DATASET EXCERPT:
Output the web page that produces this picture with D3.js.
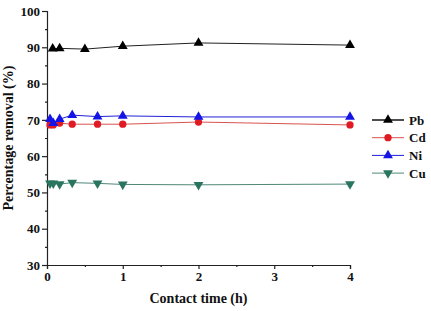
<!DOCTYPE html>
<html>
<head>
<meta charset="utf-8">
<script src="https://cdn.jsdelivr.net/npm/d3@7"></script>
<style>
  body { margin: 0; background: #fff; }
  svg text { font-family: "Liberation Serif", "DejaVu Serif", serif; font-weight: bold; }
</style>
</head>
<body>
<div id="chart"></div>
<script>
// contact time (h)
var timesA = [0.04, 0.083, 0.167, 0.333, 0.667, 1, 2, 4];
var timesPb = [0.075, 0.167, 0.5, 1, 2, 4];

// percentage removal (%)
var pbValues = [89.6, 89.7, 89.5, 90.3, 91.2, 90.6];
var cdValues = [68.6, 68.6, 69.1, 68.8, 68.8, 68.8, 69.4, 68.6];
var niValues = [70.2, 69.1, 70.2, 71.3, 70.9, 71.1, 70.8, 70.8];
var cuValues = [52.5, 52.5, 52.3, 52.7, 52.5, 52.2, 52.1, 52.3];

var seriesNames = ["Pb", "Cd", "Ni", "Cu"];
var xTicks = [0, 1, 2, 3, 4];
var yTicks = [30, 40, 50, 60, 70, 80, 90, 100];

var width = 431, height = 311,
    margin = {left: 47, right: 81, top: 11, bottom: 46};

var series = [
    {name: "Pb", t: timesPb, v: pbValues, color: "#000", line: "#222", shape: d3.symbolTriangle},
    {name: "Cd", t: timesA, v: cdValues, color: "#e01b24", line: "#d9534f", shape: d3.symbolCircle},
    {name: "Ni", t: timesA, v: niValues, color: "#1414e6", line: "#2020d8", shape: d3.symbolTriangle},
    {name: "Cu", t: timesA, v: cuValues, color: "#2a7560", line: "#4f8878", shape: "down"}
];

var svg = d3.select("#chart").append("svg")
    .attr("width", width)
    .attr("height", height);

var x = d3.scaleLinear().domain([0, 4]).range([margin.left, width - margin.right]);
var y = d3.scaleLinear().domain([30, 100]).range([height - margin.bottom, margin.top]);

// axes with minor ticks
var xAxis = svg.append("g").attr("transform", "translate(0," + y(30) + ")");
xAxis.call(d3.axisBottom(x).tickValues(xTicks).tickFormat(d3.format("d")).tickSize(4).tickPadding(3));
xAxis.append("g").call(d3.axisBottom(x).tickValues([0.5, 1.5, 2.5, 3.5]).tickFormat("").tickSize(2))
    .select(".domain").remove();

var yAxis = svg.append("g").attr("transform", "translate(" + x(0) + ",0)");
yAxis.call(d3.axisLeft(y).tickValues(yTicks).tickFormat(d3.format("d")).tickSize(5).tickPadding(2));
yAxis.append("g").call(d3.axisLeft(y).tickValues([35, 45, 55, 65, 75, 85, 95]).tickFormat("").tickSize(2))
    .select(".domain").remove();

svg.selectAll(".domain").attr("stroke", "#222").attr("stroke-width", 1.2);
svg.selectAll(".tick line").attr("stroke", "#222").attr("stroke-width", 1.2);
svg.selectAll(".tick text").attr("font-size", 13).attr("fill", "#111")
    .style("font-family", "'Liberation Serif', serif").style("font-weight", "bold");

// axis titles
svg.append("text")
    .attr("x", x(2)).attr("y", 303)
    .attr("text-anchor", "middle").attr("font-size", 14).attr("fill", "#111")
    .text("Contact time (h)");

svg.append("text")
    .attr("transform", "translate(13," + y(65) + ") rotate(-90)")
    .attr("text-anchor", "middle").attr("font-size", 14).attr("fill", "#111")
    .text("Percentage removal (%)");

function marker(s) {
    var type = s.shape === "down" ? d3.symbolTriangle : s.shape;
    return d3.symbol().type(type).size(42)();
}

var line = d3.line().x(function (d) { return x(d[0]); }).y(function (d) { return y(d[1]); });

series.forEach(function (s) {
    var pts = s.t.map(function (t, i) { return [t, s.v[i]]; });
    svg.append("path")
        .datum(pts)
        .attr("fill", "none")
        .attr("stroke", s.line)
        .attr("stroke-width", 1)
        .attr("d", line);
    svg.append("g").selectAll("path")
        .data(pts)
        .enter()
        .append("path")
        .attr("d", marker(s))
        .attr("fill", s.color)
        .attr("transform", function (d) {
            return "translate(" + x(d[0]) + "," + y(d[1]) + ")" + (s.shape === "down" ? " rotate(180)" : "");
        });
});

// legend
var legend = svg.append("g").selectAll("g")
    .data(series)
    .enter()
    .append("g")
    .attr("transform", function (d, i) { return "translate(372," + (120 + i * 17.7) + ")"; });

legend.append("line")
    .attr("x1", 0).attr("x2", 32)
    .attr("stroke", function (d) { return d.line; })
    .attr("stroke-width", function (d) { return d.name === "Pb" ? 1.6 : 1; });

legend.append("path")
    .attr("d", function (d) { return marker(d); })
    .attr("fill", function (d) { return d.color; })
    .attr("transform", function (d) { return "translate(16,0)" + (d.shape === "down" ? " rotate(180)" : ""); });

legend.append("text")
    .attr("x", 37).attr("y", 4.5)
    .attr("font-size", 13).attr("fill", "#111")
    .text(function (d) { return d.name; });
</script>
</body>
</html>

JOB:
Please repeat exactly the data above from its first line to the line that contains "var y = d3.scaleLinear().domain([30, 100]).range([height", inclusive, and leave every picture out.

IN RESPONSE:
Output the web page that produces this picture with D3.js.
<!DOCTYPE html>
<html>
<head>
<meta charset="utf-8">
<script src="https://cdn.jsdelivr.net/npm/d3@7"></script>
<style>
  body { margin: 0; background: #fff; }
  svg text { font-family: "Liberation Serif", "DejaVu Serif", serif; font-weight: bold; }
</style>
</head>
<body>
<div id="chart"></div>
<script>
// contact time (h)
var timesA = [0.04, 0.083, 0.167, 0.333, 0.667, 1, 2, 4];
var timesPb = [0.075, 0.167, 0.5, 1, 2, 4];

// percentage removal (%)
var pbValues = [89.6, 89.7, 89.5, 90.3, 91.2, 90.6];
var cdValues = [68.6, 68.6, 69.1, 68.8, 68.8, 68.8, 69.4, 68.6];
var niValues = [70.2, 69.1, 70.2, 71.3, 70.9, 71.1, 70.8, 70.8];
var cuValues = [52.5, 52.5, 52.3, 52.7, 52.5, 52.2, 52.1, 52.3];

var seriesNames = ["Pb", "Cd", "Ni", "Cu"];
var xTicks = [0, 1, 2, 3, 4];
var yTicks = [30, 40, 50, 60, 70, 80, 90, 100];

var width = 431, height = 311,
    margin = {left: 47, right: 81, top: 11, bottom: 46};

var series = [
    {name: "Pb", t: timesPb, v: pbValues, color: "#000", line: "#222", shape: d3.symbolTriangle},
    {name: "Cd", t: timesA, v: cdValues, color: "#e01b24", line: "#d9534f", shape: d3.symbolCircle},
    {name: "Ni", t: timesA, v: niValues, color: "#1414e6", line: "#2020d8", shape: d3.symbolTriangle},
    {name: "Cu", t: timesA, v: cuValues, color: "#2a7560", line: "#4f8878", shape: "down"}
];

var svg = d3.select("#chart").append("svg")
    .attr("width", width)
    .attr("height", height);

var x = d3.scaleLinear().domain([0, 4]).range([margin.left, width - margin.right]);
var y = d3.scaleLinear().domain([30, 100]).range([height - margin.bottom, margin.top]);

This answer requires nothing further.